REPUBLIKA.CO.ID, Oleh: Ridwan Saidi, Sejarawan dan Budayawan Betawi.
Ini kisah sejati yang diceriitakan M. Natsir tentang peristiwa waktu ia menjabat Mentri Penerangan Kabinet Syahrir. Kejadiannya menjelang 1949. Saat itu Kartosuwiryo sudah melakukan pembangkangan terhadap pemerintah pusat.
Tak hanya itu, dia malah ngancem-ngancem mau proklamirkan Negara Islam. Partai-partai Islam menolak rencana Karto. "Perjuangan Islam harus berlandaskan hukum dan konstitusi,'' begitu pendapat partai Islam kala itu.
Terkait pembangkangan Karto, selaku Mentri Penerangan, Natsir ke Bandung dan bermalam di Hotel Savoy Homan. Natsir mengontak Ustadz Ahmad Hassan Bandung Guru Persatuan Islam untuk sampaikan pesan ke Karto agar batalkan niat bikin negara Islam.

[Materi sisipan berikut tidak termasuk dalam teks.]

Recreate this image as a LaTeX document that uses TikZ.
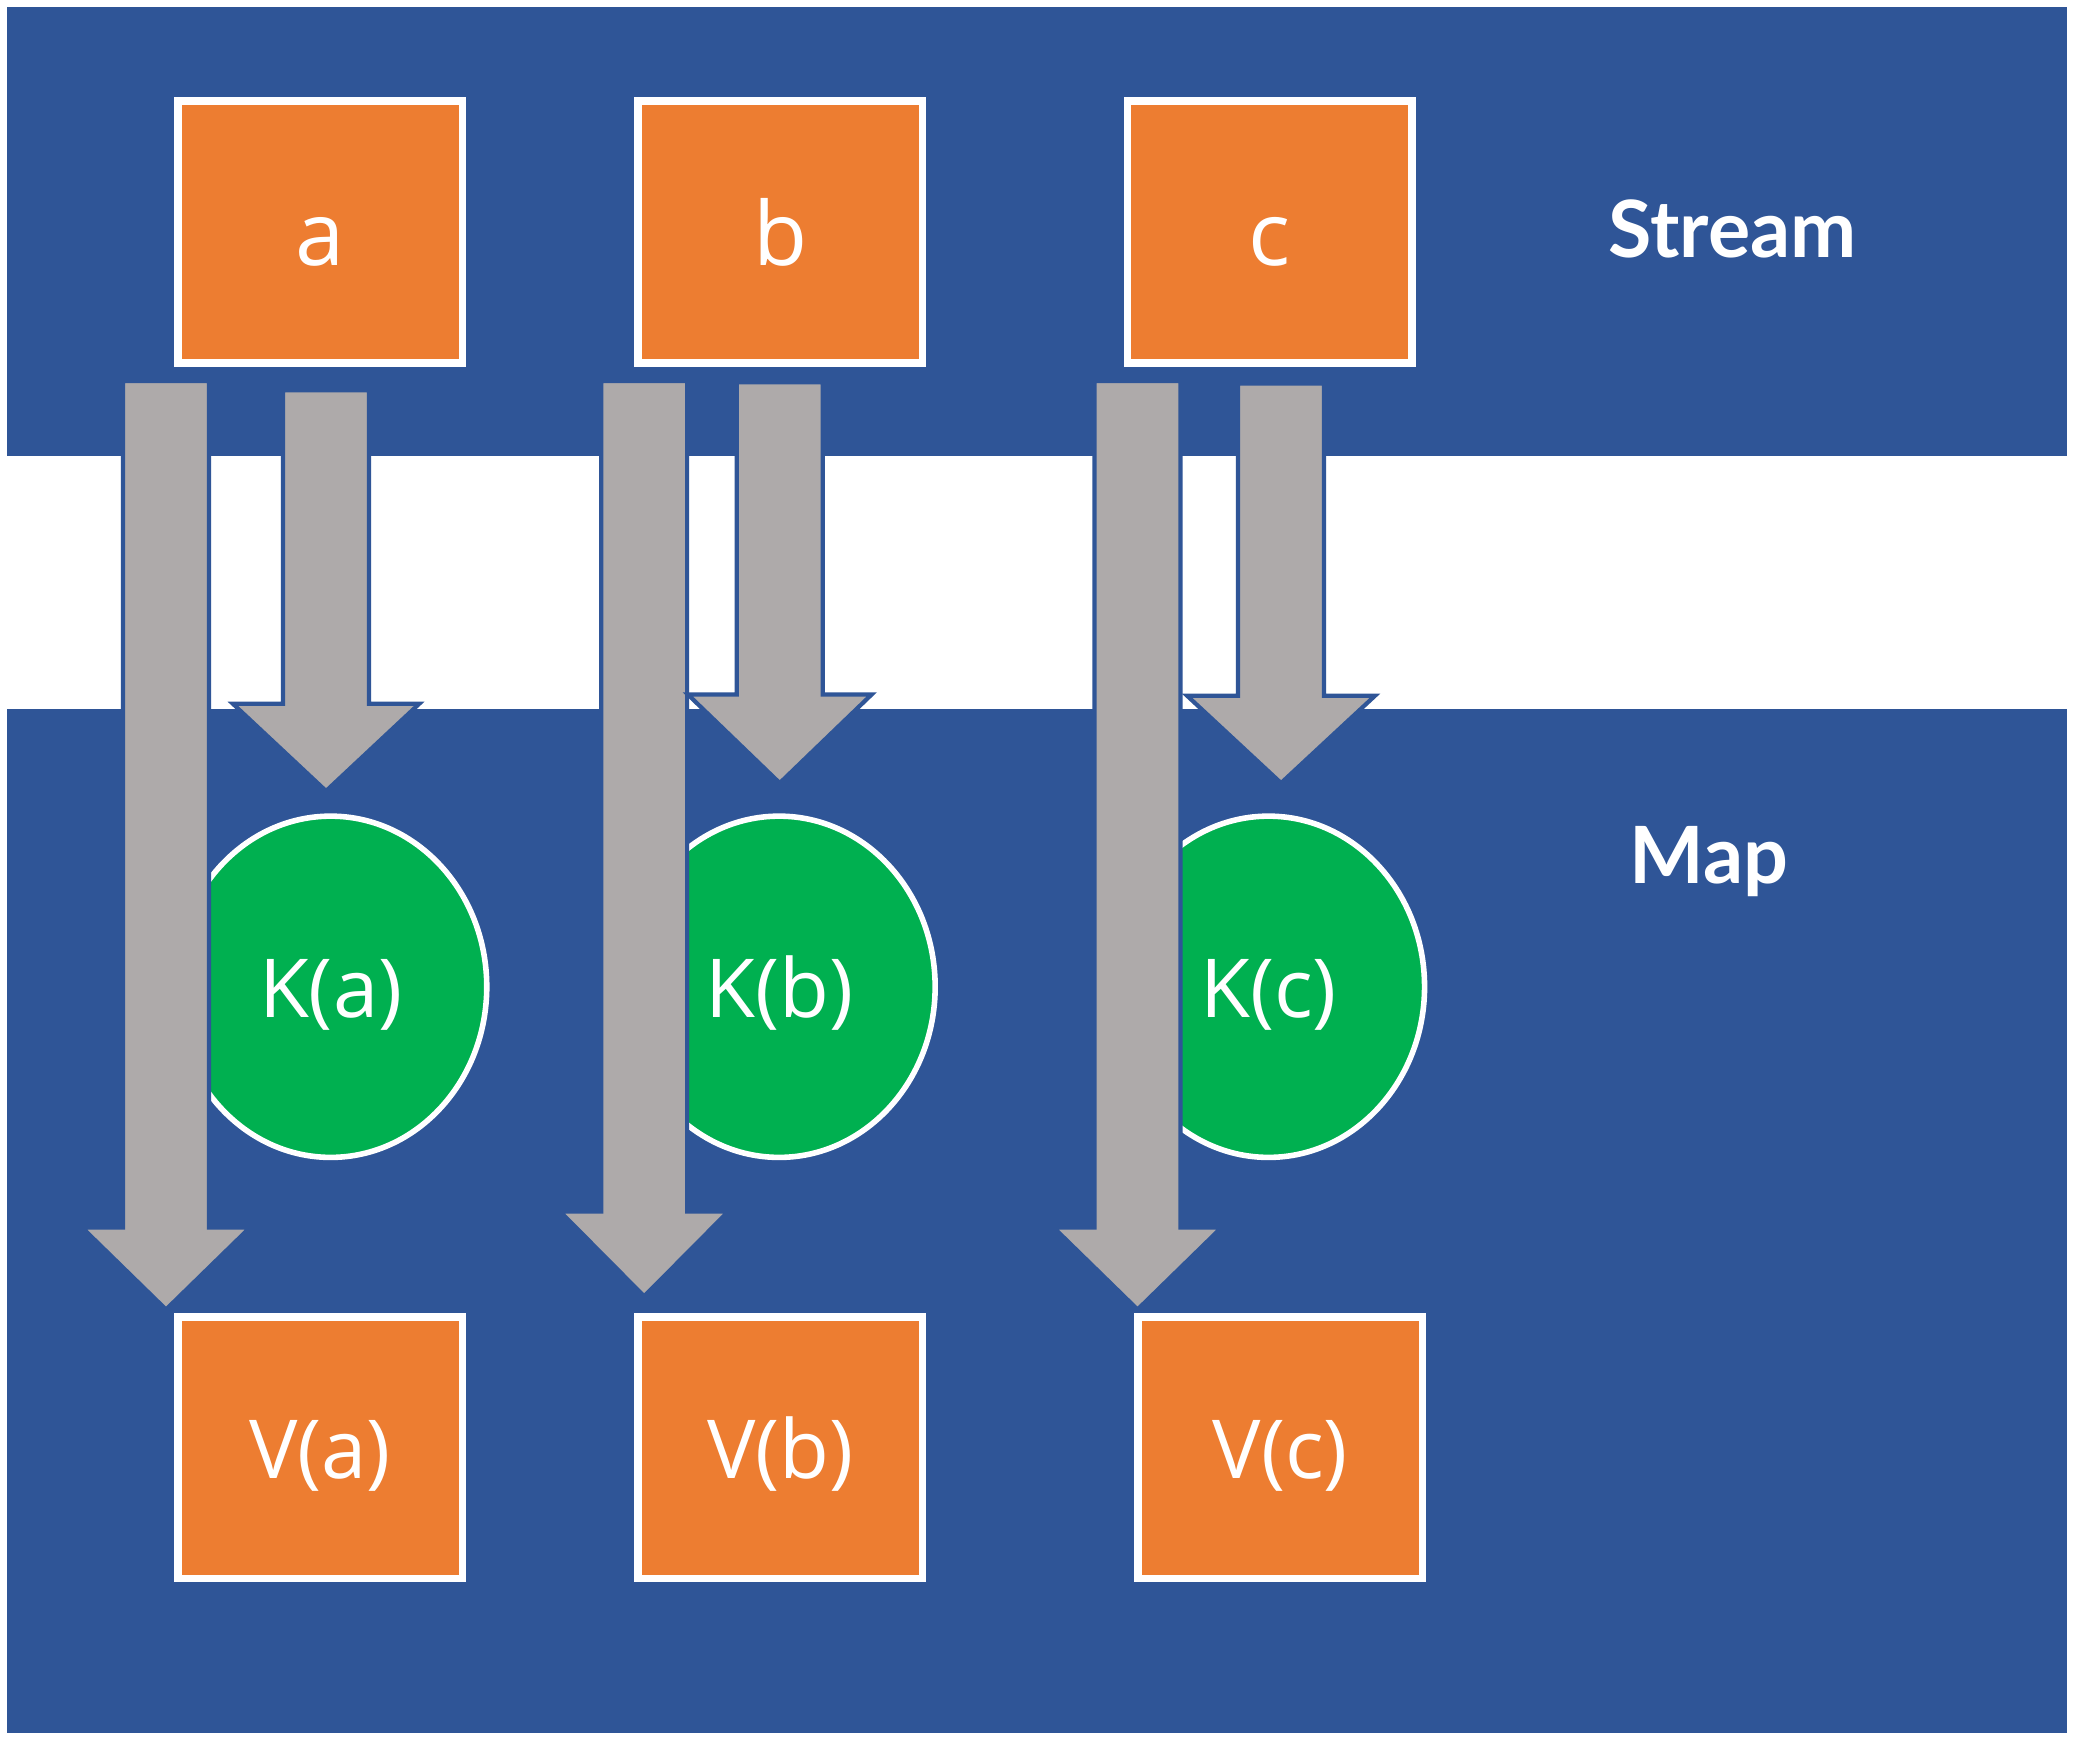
\documentclass[tikz,border=0pt]{standalone}
\usepackage{fontspec}
\setmainfont{Open Sans}
\newfontfamily\bandfont{Lato}
\usetikzlibrary{positioning,shapes.geometric}
\definecolor{bgblue}{HTML}{2F5597}
\definecolor{boxorange}{HTML}{ED7D31}
\definecolor{keygreen}{HTML}{00B050}
\definecolor{flowgray}{HTML}{AEAAAA}
\tikzset{databox/.style={rectangle,draw=white,line width=1.6pt,fill=boxorange,minimum width=2.15cm,minimum height=1.98cm,inner sep=0pt,text=white,text height=13.4pt,text depth=0pt,font=\fontsize{17.5}{21}\selectfont}}
\tikzset{keynode/.style={ellipse,draw=white,line width=1.2pt,fill=keygreen,minimum width=2.36cm,minimum height=2.58cm,inner sep=0pt,text=white,text height=13.4pt,text depth=0pt,font=\fontsize{17.5}{21}\selectfont}}
\tikzset{bigletter/.style={text height=14.2pt,font=\fontsize{19}{23}\selectfont}}
\tikzset{bandlabel/.style={text=white,anchor=base,inner sep=0pt,font=\bandfont\bfseries\fontsize{17}{21}\selectfont}}
\tikzset{flow/.style={fill=flowgray,draw=bgblue,line width=0.9pt,line join=miter}}
% x, top, neck, tip, shaft half width, head half width
\newcommand\blockarrow[6]{\filldraw[flow] (#1-#5,#2) -- (#1+#5,#2) -- (#1+#5,#3) -- (#1+#6,#3) -- (#1,#4) -- (#1-#6,#3) -- (#1-#5,#3) -- cycle;}

\begin{document}
\begin{tikzpicture}
                \useasboundingbox (0,0) rectangle (15.68,-13.15);
                \fill[white] (0,0) rectangle (15.68,-13.15);
                \fill[bgblue] (0.05,-0.05) rectangle (15.63,-13.10);
                \fill[white] (0.05,-3.45) rectangle (15.63,-5.36);

                \node[databox,bigletter] (a) at (2.42,-1.755) {a};
                \node[databox,bigletter] (b) at (5.90,-1.755) {b};
                \node[databox,bigletter] (c) at (9.60,-1.755) {c};

                \node[keynode] (ka) at (2.50,-7.46) {K(a)};
                \node[keynode] (kb) at (5.89,-7.46) {K(b)};
                \node[keynode] (kc) at (9.59,-7.46) {K(c)};

                \node[databox] (va) at (2.42,-10.945) {V(a)};
                \node[databox] (vb) at (5.90,-10.945) {V(b)};
                \node[databox] (vc) at (9.68,-10.945) {V(c)};

                \node[bandlabel] (stream) at (13.10,-1.95) {Stream};
                \node[bandlabel] (map) at (12.92,-6.68) {Map};

                % long arrows: a to V(a)
                \foreach \x/\t/\n/\p in {1.255/-2.88/-9.28/-9.90, 4.87/-2.88/-9.16/-9.80, 8.60/-2.88/-9.28/-9.90}
                    \blockarrow{\x}{\t}{\n}{\p}{0.325}{0.635};
                % short arrows: a to K(a)
                \foreach \x/\t/\n/\p/\h in {2.465/-2.95/-5.32/-5.98/0.705, 5.895/-2.89/-5.25/-5.92/0.695, 9.685/-2.90/-5.26/-5.92/0.71}
                    \blockarrow{\x}{\t}{\n}{\p}{0.325}{\h};
            \end{tikzpicture}
\end{document}
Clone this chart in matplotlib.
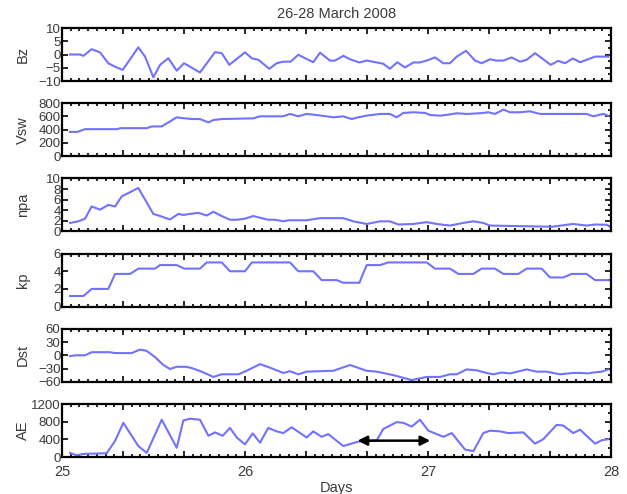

Ahmad Hassan (AH): "Kalau saudara tugaskan saya temui Karto, kasih saya surat."
Kemudian, M. Natsir tulis surat itu. Dan karena darurat sudah mencari kertas kosong, maka dia menulis suratnya dengan memakai kertas surat horel.
Beberapa waktu kemudian, Ustadz Hassan temui Karto di Malangbong, Garut. Karto baca surat itu dan langsung kembalikan surat itu ke Ustadz Hassan sambil berkata."Natsir tentu disuruh Belanda, suratnya saja pake kertas hotel."
Ketika Abdul Gafur Menpora, ia minta saya tulis buku Kongres Pemuda II 1928 yang hasilkan Sumpah pemuda. Ia serahkan pada saya bundel notulen rapat-rapat hasil Kongres Pemuda. "Pelajari, Rid, " katanya.
Beberapa hari kemudian saya temui Gafur.
Ridwan Saidi (RS): "Fur, ini notulen kayaknya gak mudah untuk diterbitkan, tapi terserah saja lah.""
Abdul Gafur (AG): "Gak mudah kenapa? Dananya ada, kok."
RS: "Fur, di Kongres Pemuda II, Kartosuwiryo bicara (pidato,red) tiga kali. pigimane mau terbitkan?"
AG: "Waduh Rid, jangan jangan jangan..," kata Gafur sambil goyang-goyangan kedua telapak tangannya.